Nos subúrbios ao sul, o que já foi uma confusão de construções caóticas se transformou agora em uma organizada sequência de bonitos blocos de apartamento laranja e rosa, com elevadores, geradores e estacionamentos. Mas uma rede elétrica desorganizada cruza as ruas como muitas teias de aranha, porque o fornecimento de eletricidade continua a ser imprevisível. O Líbano sofre com uma falta crônica de eletricidade, gerando apenas 1.500 megawatts de energia, quando o pico de demanda no verão chega a 2.500 megawatts.
O projeto iraniano de financiar a hidrelétrica parece ter o objetivo de resolver tais problemas - e a finalidade de conquistar os corações e as mentes da população, resolvendo um problema que o governo foi incapaz de solucionar até o momento.
Aqui em Tannourine, pode-se ouvir o som das águas ecoando nas altas paredes do vale, entalhadas com as cavernas onde os primeiros cristãos procuraram abrigo da perseguição, séculos atrás. Nos fins de semana, restaurantes construídos sobre o rio Jordão atraem uma multidão de pessoas vindas de Beirute, 72 quilômetros ao sul, para longos almoços guarnecidos com meze e shish kebab, e regados com um suave arak produzido no local. As fontes da região enchem as garrafas de uma das marcas mais populares de água mineral do Líbano, chamada Tannourine.
A ideia da barragem é popular entre os 35.000 habitantes da cidade, já que ela iria gerar eletricidade e fornecer água para a irrigação, afirmou o prefeito Mounir Torbay.
A barragem foi incluída no orçamento libanês de 2012 e o contrato foi concedido a uma empresa libanesa, segundo o prefeito. Mas, então, o projeto foi atrapalhado pelos políticos do país.

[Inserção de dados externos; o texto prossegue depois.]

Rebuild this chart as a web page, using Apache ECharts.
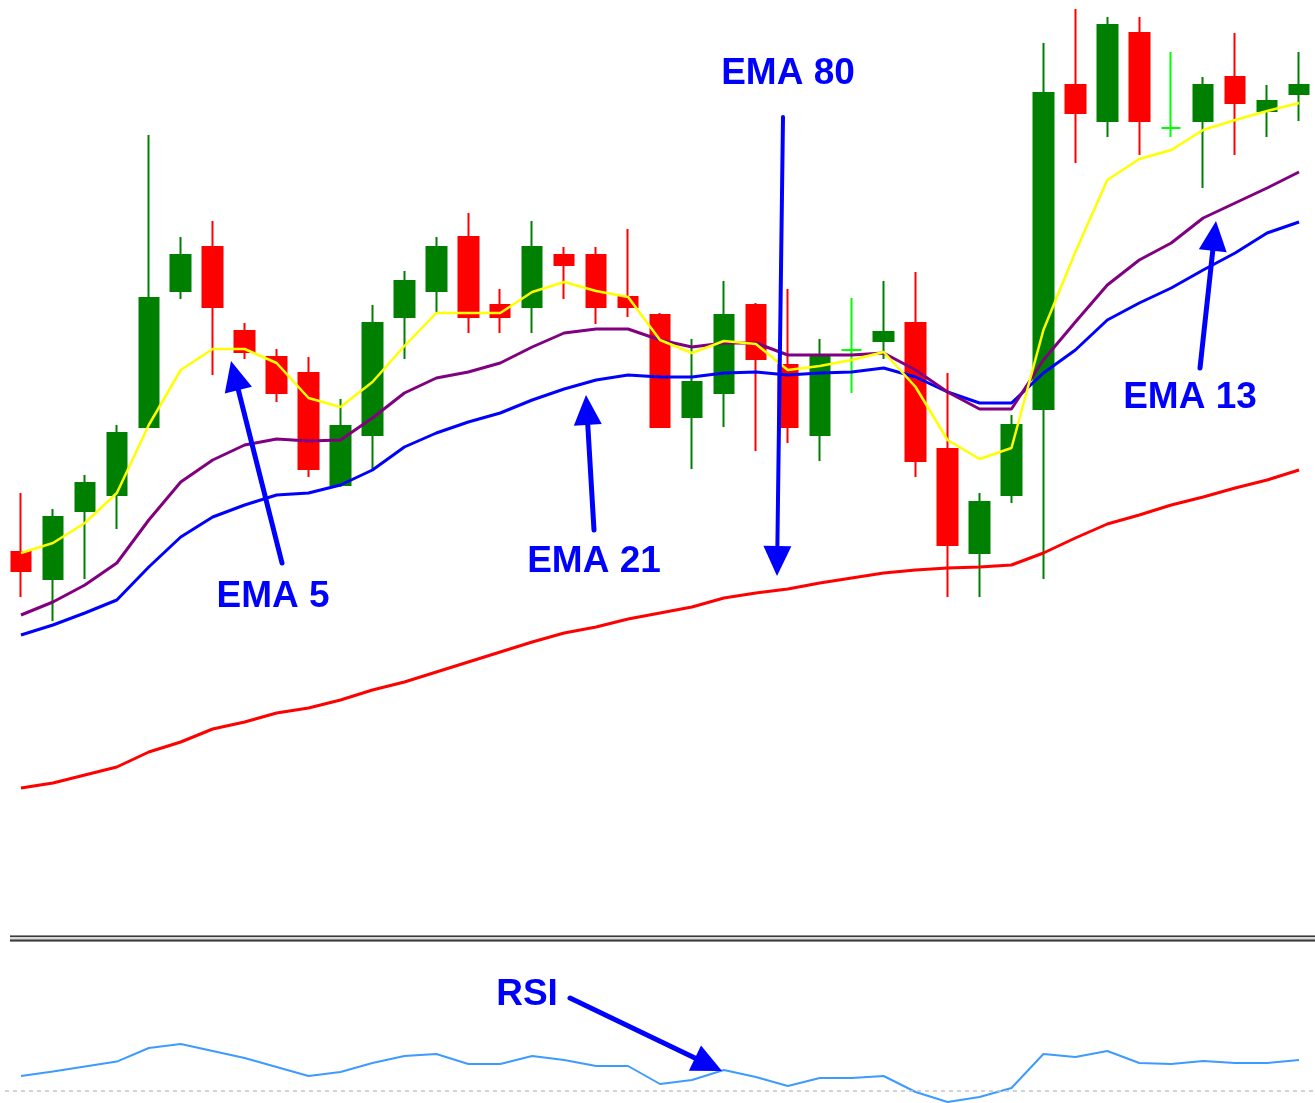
<!DOCTYPE html>
<html>
<head>
<meta charset="utf-8">
<title>EMA 5 / 13 / 21 / 80 and RSI</title>
<script src="https://cdn.jsdelivr.net/npm/echarts@6/dist/echarts.min.js"></script>
<style>
  html, body { margin: 0; padding: 0; background: #ffffff; }
  #chart { width: 1315px; height: 1103px; }
</style>
</head>
<body>
<div id="chart"></div>
<script>
// bar numbers (the chart shows no time axis)
const bars = ['1', '2', '3', '4', '5', '6', '7', '8', '9', '10', '11', '12', '13', '14',
  '15', '16', '17', '18', '19', '20', '21', '22', '23', '24', '25', '26', '27', '28',
  '29', '30', '31', '32', '33', '34', '35', '36', '37', '38', '39', '40', '41']

// candles (price in chart points)
const openVals = [448, 421, 489, 505, 573, 709, 753, 669, 643, 627, 515, 565, 683, 709, 763, 695, 693, 745, 745, 703,
  685, 583, 607, 695, 635, 565, 650, 659, 677, 551, 447, 505, 591, 915, 879, 967, 872, 879, 923, 889, 906]
const closeVals = [429, 483, 517, 567, 702, 745, 693, 648, 607, 531, 574, 677, 719, 753, 683, 683, 753, 735, 693, 693,
  573, 618, 685, 641, 573, 643, 650, 668, 539, 455, 498, 575, 907, 887, 975, 879, 872, 915, 897, 899, 915]
const lowVals = [403, 379, 421, 471, 572, 701, 625, 641, 598, 523, 513, 530, 641, 687, 667, 667, 667, 701, 676, 683,
  573, 531, 573, 549, 557, 539, 607, 641, 523, 403, 403, 497, 421, 837, 863, 845, 863, 812, 845, 863, 879]
const highVals = [507, 491, 525, 575, 865, 763, 779, 677, 651, 643, 601, 695, 729, 763, 787, 711, 779, 753, 753, 771,
  687, 661, 719, 697, 711, 661, 702, 719, 728, 627, 507, 585, 957, 991, 983, 983, 948, 923, 967, 915, 948]

// moving averages
const ema5 = [447, 457, 477, 507, 575, 630, 651, 651, 637, 602, 593, 618, 654, 687, 687, 687, 708, 718, 709, 703,
  660, 647, 659, 656, 630, 634, 640, 648, 613, 560, 541, 552, 670, 748, 820, 841, 850, 870, 880, 889, 897]
const ema13 = [385, 398, 415, 437, 480, 518, 540, 555, 561, 559, 560, 582, 607, 622, 628, 637, 653, 667, 671, 671,
  660, 653, 657, 657, 645, 645, 645, 647, 630, 608, 591, 591, 640, 678, 715, 740, 757, 782, 797, 812, 828]
const ema21 = [365, 375, 387, 400, 433, 463, 483, 495, 505, 507, 515, 530, 553, 567, 578, 587, 600, 611, 620, 625,
  623, 623, 627, 628, 625, 627, 628, 632, 623, 608, 597, 597, 627, 650, 680, 697, 712, 730, 747, 767, 778]
const ema80 = [212, 217, 225, 233, 248, 258, 271, 278, 287, 292, 300, 310, 318, 328, 338, 348, 358, 367, 373, 381,
  387, 393, 402, 407, 411, 417, 422, 427, 430, 432, 433, 435, 447, 462, 476, 485, 495, 503, 512, 520, 530]

// RSI pane
const rsi = [37.5, 39.7, 42.2, 44.7, 51.5, 53.5, 50, 46.5, 42, 37.5, 39.5, 44, 47.5, 48.5, 43.5, 43.5, 47.5, 45.5, 42.5, 42.5,
  33.5, 35.5, 40.5, 37, 32.5, 36.5, 36.5, 37.5, 29.5, 24.5, 27, 31.5, 48.5, 47, 50, 44, 43.5, 45, 44, 44, 45.5]
const rsiLevel = 30

const BULL = '#008000'
const BEAR = '#ff0000'
const DOJI = '#00ff00'
const LABEL = '#0000ff'

// candlestick data: [open, close, low, high]; doji candles are drawn in lime
const candles = bars.map((b, i) => {
  const item = { value: [openVals[i], closeVals[i], lowVals[i], highVals[i]] }
  if (openVals[i] === closeVals[i]) {
    item.itemStyle = { color: DOJI, color0: DOJI, borderColor: DOJI, borderColor0: DOJI, borderColorDoji: DOJI }
  }
  return item
})

const lineSeries = (name, data, color, width, z) => ({
  name: name,
  type: 'line',
  xAxisIndex: 0,
  yAxisIndex: 0,
  data: data,
  symbol: 'none',
  smooth: false,
  lineStyle: { color: color, width: width },
  z: z,
  silent: true
})

// arrow annotation: shaft + triangular head
function arrow(x1, y1, x2, y2, width) {
  const dx = x2 - x1, dy = y2 - y1
  const len = Math.hypot(dx, dy)
  const ux = dx / len, uy = dy / len
  const L = 30, W = 14
  const bx = x2 - ux * L, by = y2 - uy * L
  return [
    {
      type: 'line', z: 100,
      shape: { x1: x1, y1: y1, x2: bx + ux * 4, y2: by + uy * 4 },
      style: { stroke: LABEL, lineWidth: width || 5, lineCap: 'round' }
    },
    {
      type: 'polygon', z: 100,
      shape: { points: [[x2, y2], [bx - uy * W, by + ux * W], [bx + uy * W, by - ux * W]] },
      style: { fill: LABEL }
    }
  ]
}

function label(text, x, y) {
  return {
    type: 'text', z: 100, x: x, y: y,
    style: {
      text: text, fill: LABEL,
      fontSize: 37, fontWeight: 'bold', fontFamily: '"Liberation Sans", Arial, sans-serif',
      align: 'center', verticalAlign: 'middle'
    }
  }
}

// double separator line between the price pane and the RSI pane
const separator = [
  { type: 'rect', z: 100, shape: { x: 10, y: 935, width: 1305, height: 7 }, style: { fill: '#d8d8d8' } },
  { type: 'rect', z: 101, shape: { x: 10, y: 935, width: 1305, height: 1 }, style: { fill: '#8c8c8c' } },
  { type: 'rect', z: 101, shape: { x: 10, y: 936, width: 1305, height: 1 }, style: { fill: '#3a3a3a' } },
  { type: 'rect', z: 101, shape: { x: 10, y: 939, width: 1305, height: 1 }, style: { fill: '#8c8c8c' } },
  { type: 'rect', z: 101, shape: { x: 10, y: 940, width: 1305, height: 1 }, style: { fill: '#3a3a3a' } },
  { type: 'rect', z: 101, shape: { x: 10, y: 941, width: 1305, height: 1 }, style: { fill: '#8c8c8c' } }
]

const hiddenAxis = {
  axisLine: { show: false }, axisTick: { show: false },
  axisLabel: { show: false }, splitLine: { show: false }
}

const option = {
  animation: false,
  backgroundColor: '#ffffff',
  grid: [
    { left: 5, right: -2, top: 0, height: 935 },
    { left: 5, right: -2, top: 951, bottom: 0 }
  ],
  xAxis: [
    { type: 'category', gridIndex: 0, data: bars, boundaryGap: true, ...hiddenAxis },
    { type: 'category', gridIndex: 1, data: bars, boundaryGap: true, ...hiddenAxis }
  ],
  yAxis: [
    { type: 'value', gridIndex: 0, min: 65, max: 1000, scale: true, ...hiddenAxis },
    { type: 'value', gridIndex: 1, min: 24, max: 100, ...hiddenAxis }
  ],
  series: [
    {
      name: 'Price',
      type: 'candlestick',
      xAxisIndex: 0,
      yAxisIndex: 0,
      data: candles,
      barWidth: 20,
      z: 2,
      silent: true,
      itemStyle: {
        color: BULL, color0: BEAR,
        borderColor: BULL, borderColor0: BEAR, borderColorDoji: DOJI,
        borderWidth: 2
      }
    },
    lineSeries('EMA 80', ema80, '#ff0000', 3, 3),
    lineSeries('EMA 21', ema21, '#0000ff', 3, 4),
    lineSeries('EMA 13', ema13, '#800080', 3, 5),
    lineSeries('EMA 5', ema5, '#ffff00', 2.5, 6),
    {
      name: 'RSI',
      type: 'line',
      xAxisIndex: 1,
      yAxisIndex: 1,
      data: rsi,
      symbol: 'none',
      lineStyle: { color: '#3d9bff', width: 2 },
      silent: true,
      markLine: {
        silent: true,
        symbol: 'none',
        label: { show: false },
        lineStyle: { color: '#c4c4c4', type: [4, 4], width: 1.5 },
        data: [{ yAxis: rsiLevel }]
      }
    }
  ],
  graphic: {
    elements: [
      ...separator,
      label('EMA 80', 788, 74),
      ...arrow(783, 117, 777, 576, 4),
      label('EMA 21', 594, 562),
      ...arrow(594, 530, 586, 395),
      label('EMA 5', 273, 597),
      ...arrow(282, 563, 231, 361),
      label('EMA 13', 1190, 398),
      ...arrow(1200, 368, 1216, 221),
      label('RSI', 527, 995),
      ...arrow(570, 998, 722, 1071)
    ]
  }
}

const chart = echarts.init(document.getElementById('chart'))
chart.setOption(option)
window.addEventListener('resize', () => chart.resize())
</script>
</body>
</html>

Um importante político cristão que estava tentando vencer seus rivais pediu para que a república islâmica desse 40 milhões de dólares para a represa, o Irã concordou em fazê-lo em dezembro, desde que uma empresa iraniana a construísse. Segundo Torbay, a população dessa região é quase exclusivamente cristã, e ficou apavorada com a perspectiva da chegada de um grande número de iranianos, provavelmente trazendo suas mesquitas, esposas e talvez até mesmo seus mísseis. Muitos suspeitam que alguma empresa ligada às Guardas Revolucionárias ganhará o contrato.
- Nós precisamos muito da represa, mas não queremos que ela seja construída por uma empresa iraniana - afirmou o prefeito. - Eles são de uma religião e de uma condição social diferente da nossa.
Ainda há cerca de 70 igrejas em Tannourine, das quais 22 são dedicadas à Virgem Maria, e boa parte dos cristãos acredita que sua cultura e sua tradição já enfrentam ameaças grandes o bastante em todo o Oriente Médio, segundo os residentes.
- Um dos sonhos do Irã é dominar essas montanhas - afirmou o prefeito. - Para eles, é importante vigiar o Mediterrâneo. Portanto, o Líbano é uma parte fundamental de sua estratégia.
O futuro do projeto continua incerto. O governo está inclinado a aceitar os 40 milhões, em especial porque boa parte da ajuda estrangeira desapareceu desde que uma aliança dominada pelo Hezbollah formou o governo no ano passado.
Quanto aos planos iranianos de conquistar o Líbano, muitos libaneses relembram que cristãos e sunitas já tentaram, sem sucesso, fazer isso no passado.
- Eu acredito que o plano iraniano de controlar o Líbano também esteja fadado ao fracasso - afirmou Sejaan M. Azzi, vice-presidente das Forças Libanesas, partido político que já foi uma milícia cristã. - Não confiamos na ajuda econômica iraniana; nós acreditamos que ela seja parte de um projeto político, militar e de segurança.